Concerns about demand being disrupted by further travel restrictions and lockdowns have dragged down crude roughly 20% from its 2021 highs. Energy stocks Exxon Mobil Corp. and Marathon Petroleum Corp. fell around 6% last month, while the S&P 500’s energy sector declined 5.8%.
The move marked a pause in a slide that began in late November with the emergence of the Omicron variant. Brent and U.S. crude ended last month with their largest percentage declines since March 2020, falling more than 15%. The decline could ease pressure on consumers and businesses hit hard by rising energy prices, while dealing a blow to energy producers.

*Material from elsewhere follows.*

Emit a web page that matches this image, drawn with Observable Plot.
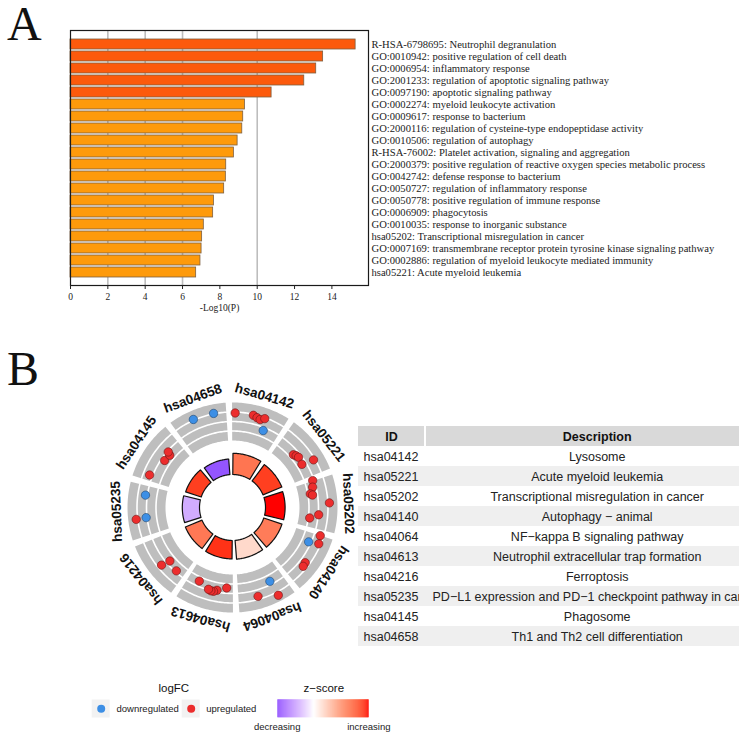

The Organization of the Petroleum Exporting Countries and allied producers led by Russia, a group known as OPEC+, said Thursday that they would proceed with planned production increases, adding 400,000 barrels a day in January. Those plans had initially sent prices lower. The group said it would reconsider if market conditions change, easing concerns about oversupply.
Some investors said they had expected OPEC+ to refrain from raising production, citing possible low demand because of the variant. A combination of vaccines and growing expertise on coronavirus mitigation can prevent the economic shutdowns that helped send oil prices crashing during the pandemic’s early days, other investors said.
“We have seen this movie before,” said Pavel Molchanov, an equity research analyst who covers the energy sector at Raymond James. “Because of the pattern, we know that the impact will not be game-changing for demand.”
The market would find it hard to absorb new production from OPEC+ and the recent release of strategic petroleum reserves from countries including the U.S., Commerzbank said in a note. But prices could suffer if producers increase output and demand slumps, analysts at the bank said.